Conflict, if managed and conducted civilly and professionally, can bring the best out of people, allowing exceptional ideas to see the light of day. Brad Bird, a highly coveted animator, director & producer best known for being the creative mastermind behind billion-dollar movie franchises like Toy Story, The Incredibles and Mission Impossible once stated: “The key is to view conflict as essential because that’s how we know the best ideas will be tested and survive. It is management’s job to figure out how to help others see conflict as healthy—as a route to balance, which benefits us all in the long run.”
At NASA, as you can imagine, there is little room and tolerance for errors. So when it comes to decision making, ideas are stress-tested to their fullest extent. When it comes to selecting the best ideas, some teams at NASA have been known for promoting healthy conflict. For example, if a team at NASA wants to arrive at the best solution possible, the team is divided into groups. Each group has then to come up with the best 5 ideas they can think of. Once each group has come up with their top 5 ideas, they need to debate as to which is the #1 idea.

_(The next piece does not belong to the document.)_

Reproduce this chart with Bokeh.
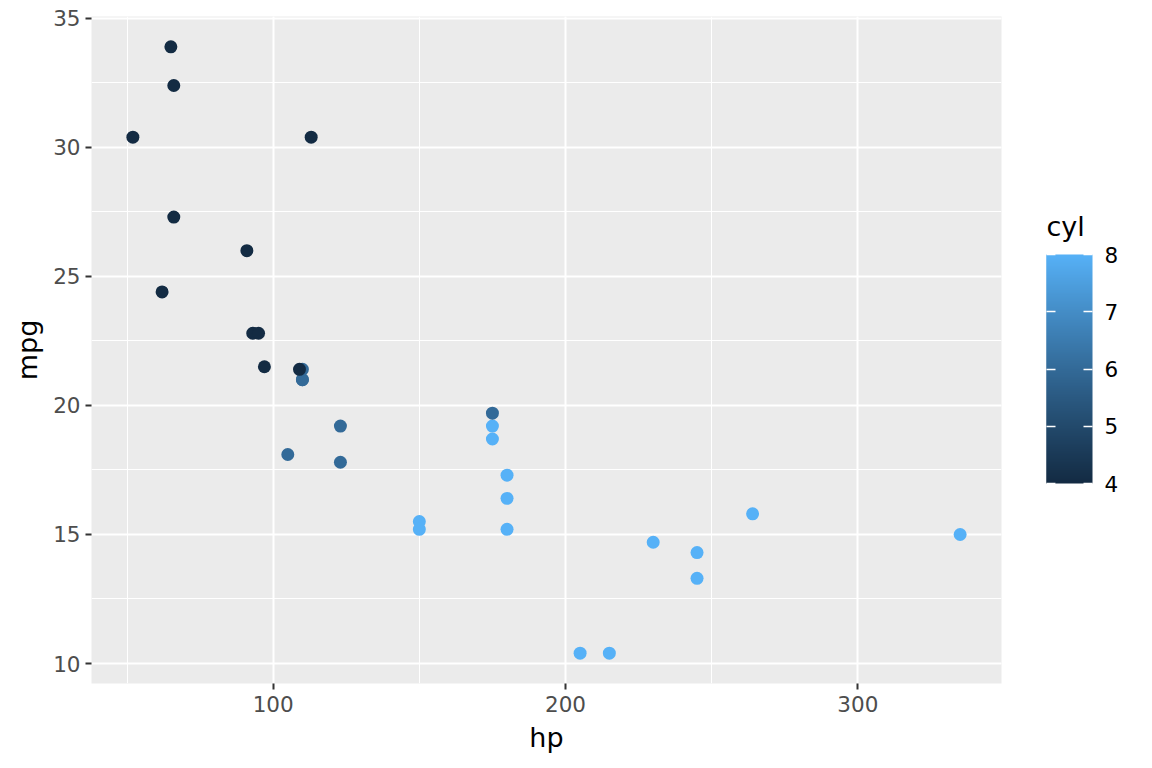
from bokeh.plotting import figure
from bokeh.models import (ColumnDataSource, LinearColorMapper, ColorBar, FixedTicker,
                          SingleIntervalTicker, Range1d)
from bokeh.embed import file_html
from bokeh.resources import INLINE

# mtcars data
hp = [110, 110, 93, 110, 175, 105, 245, 62, 95, 123, 123, 180, 180, 180, 205, 215,
      230, 66, 52, 65, 97, 150, 150, 245, 175, 66, 91, 113, 264, 175, 335, 109]
mpg = [21.0, 21.0, 22.8, 21.4, 18.7, 18.1, 14.3, 24.4, 22.8, 19.2, 17.8, 16.4, 17.3, 15.2,
       10.4, 10.4, 14.7, 32.4, 30.4, 33.9, 21.5, 15.5, 15.2, 13.3, 19.2, 27.3, 26.0, 30.4,
       15.8, 19.7, 15.0, 21.4]
cyl = [6, 6, 4, 6, 8, 6, 8, 4, 4, 6, 6, 8, 8, 8, 8, 8,
       8, 4, 4, 4, 4, 8, 8, 8, 8, 4, 4, 4, 8, 6, 8, 4]
cyl_ticks = [4, 5, 6, 7, 8]

LOW_COL = "#132B43"
HIGH_COL = "#56B1F7"


# ---- Lab interpolation (like scales::seq_gradient_pal) ----
def _hex2rgb(h):
    h = h.lstrip("#")
    return [int(h[i:i + 2], 16) / 255 for i in (0, 2, 4)]


def _to_lin(c):
    return c / 12.92 if c <= 0.04045 else ((c + 0.055) / 1.055) ** 2.4


def _from_lin(c):
    v = 12.92 * c if c <= 0.0031308 else 1.055 * c ** (1 / 2.4) - 0.055
    return min(1, max(0, v))


WN = (0.95047, 1.0, 1.08883)


def _rgb2lab(rgb):
    r, g, b = [_to_lin(c) for c in rgb]
    x = 0.4124564 * r + 0.3575761 * g + 0.1804375 * b
    y = 0.2126729 * r + 0.7151522 * g + 0.0721750 * b
    z = 0.0193339 * r + 0.1191920 * g + 0.9503041 * b

    def f(t):
        return t ** (1 / 3) if t > 216 / 24389 else (24389 / 27 * t + 16) / 116

    fx, fy, fz = f(x / WN[0]), f(y / WN[1]), f(z / WN[2])
    return (116 * fy - 16, 500 * (fx - fy), 200 * (fy - fz))


def _lab2hex(lab):
    L, a, b = lab
    fy = (L + 16) / 116
    fx = fy + a / 500
    fz = fy - b / 200

    def finv(t):
        return t ** 3 if t ** 3 > 216 / 24389 else (116 * t - 16) / (24389 / 27)

    x, y, z = finv(fx) * WN[0], finv(fy) * WN[1], finv(fz) * WN[2]
    r = 3.2404542 * x - 1.5371385 * y - 0.4985314 * z
    g = -0.9692660 * x + 1.8760108 * y + 0.0415560 * z
    bb = 0.0556434 * x - 0.2040259 * y + 1.0572252 * z
    return "#%02x%02x%02x" % tuple(int(round(_from_lin(c) * 255)) for c in (r, g, bb))


lab_lo = _rgb2lab(_hex2rgb(LOW_COL))
lab_hi = _rgb2lab(_hex2rgb(HIGH_COL))
N = 256
palette = [_lab2hex(tuple(lab_lo[k] + (lab_hi[k] - lab_lo[k]) * i / (N - 1) for k in range(3)))
           for i in range(N)]

mapper = LinearColorMapper(palette=palette, low=4, high=8)

source = ColumnDataSource(dict(hp=hp, mpg=mpg, cyl=cyl))

FONT = "DejaVu Sans"

X0, X1 = 37.85, 349.15
Y0, Y1 = 9.225, 35.075
FW, FH = 910, 667

p = figure(width=1150, height=766, output_backend="svg", toolbar_location=None,
           x_range=Range1d(X0, X1), y_range=Range1d(Y0, Y1),
           min_border_left=91, min_border_top=16, min_border_bottom=83, min_border_right=149)
p.background_fill_color = "#EBEBEB"
p.border_fill_color = "white"
p.outline_line_color = None

p.xaxis.ticker = SingleIntervalTicker(interval=100, num_minor_ticks=2)
p.yaxis.ticker = SingleIntervalTicker(interval=5, num_minor_ticks=2)

p.xgrid.ticker = p.xaxis.ticker
p.ygrid.ticker = p.yaxis.ticker
for g in (p.xgrid, p.ygrid):
    g.grid_line_color = "white"
    g.grid_line_width = 2
    g.minor_grid_line_color = "white"
    g.minor_grid_line_width = 1

for ax in (p.xaxis, p.yaxis):
    ax.axis_line_color = None
    ax.major_tick_line_color = "#333333"
    ax.major_tick_line_width = 2
    ax.major_tick_in = 0
    ax.major_tick_out = 6
    ax.minor_tick_line_color = None
    ax.major_label_text_font = FONT
    ax.major_label_text_font_size = "21.5px"
    ax.major_label_text_color = "#4D4D4D"
    ax.axis_label_text_font = FONT
    ax.axis_label_text_font_size = "27px"
    ax.axis_label_text_font_style = "normal"
    ax.axis_label_text_color = "black"

p.xaxis.major_label_standoff = 6
p.yaxis.major_label_standoff = 5
p.xaxis.axis_label = "hp"
p.yaxis.axis_label = "mpg"
p.xaxis.axis_label_standoff = 7
p.yaxis.axis_label_standoff = 7

p.scatter("hp", "mpg", source=source, size=13, line_color=None,
          fill_color={"field": "cyl", "transform": mapper})

# colour bar (main bar with right-side ticks and labels)
cb = ColorBar(color_mapper=mapper, ticker=FixedTicker(ticks=cyl_ticks),
              width=46, height=229,
              major_label_text_font=FONT, major_label_text_font_size="21.5px",
              major_label_text_color="black", label_standoff=12,
              major_tick_line_color="white", major_tick_line_width=1.5,
              major_tick_in=9, major_tick_out=0,
              bar_line_color=None, border_line_color=None, background_fill_color=None,
              margin=0, padding=0, location=(FW + 45, 200))
p.add_layout(cb, "center")

# thin overlay bar supplying the left-side ticks
cb_left = ColorBar(color_mapper=mapper, ticker=FixedTicker(ticks=cyl_ticks),
                   width=9, height=229,
                   major_label_text_color=None, major_label_text_font_size="1px",
                   major_tick_line_color="white", major_tick_line_width=1.5,
                   major_tick_in=9, major_tick_out=0,
                   bar_line_color=None, border_line_color=None, background_fill_color=None,
                   margin=0, padding=0, location=(FW + 45, 200))
p.add_layout(cb_left, "center")

# legend title: an invisible horizontal bar whose (horizontal) title reads "cyl"
cb_title = ColorBar(color_mapper=mapper, ticker=FixedTicker(ticks=[]), orientation="horizontal",
                    width=46, height=1, scale_alpha=0,
                    title="cyl", title_standoff=3,
                    title_text_font=FONT, title_text_font_size="27px",
                    title_text_font_style="normal", title_text_color="black",
                    major_label_text_color=None, major_tick_line_color=None,
                    minor_tick_line_color=None,
                    bar_line_color=None, border_line_color=None, background_fill_color=None,
                    margin=0, padding=0, location=(FW + 45, 439))
p.add_layout(cb_title, "center")

open("out.html", "w").write(file_html(p, INLINE))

Every team has then to present their #1 idea to the other groups and justify their decision with utmost certainty. As far as the overall decision-making process at NASA goes, the best part comes next. After each group gets a chance to present their top idea, all other groups are asked to give three compelling reasons as to why that “top idea” will drastically fail. In NASA’s 61 years of existence, this methodology has served them well.
Creating an environment to help people see conflict as healthy is an unending job, one the starts with us with seeing conflict as the path to heightened creativity and potentially exceptional outcomes.
1.-See civil and professional conflict as a tool to promote innovation and creativity. Reframe the concept of conflict not only for yourself but for your team members as well.
2.-Don’t take conflict personally. When ideas are challenged, some people feel threatened or personally attacked. Always remember that it is the idea (and not the person) that is being challenged.
3.-Promote healthy conflict. When promoting an environment that welcomes conflict as a creative strategy, always make sure that people participate within the confines of the rules of engagement. Even if you have experience operating in conflict-type environments, there is still room for recalibration.
4.-Be aware of the impact of conflict in people. Some people try to hide how uneasy they feel after a massive argument. Make sure to coach people to help them deal with conflicting emotions appropriately to avoid any discouragement from continuing debating ideas intensely.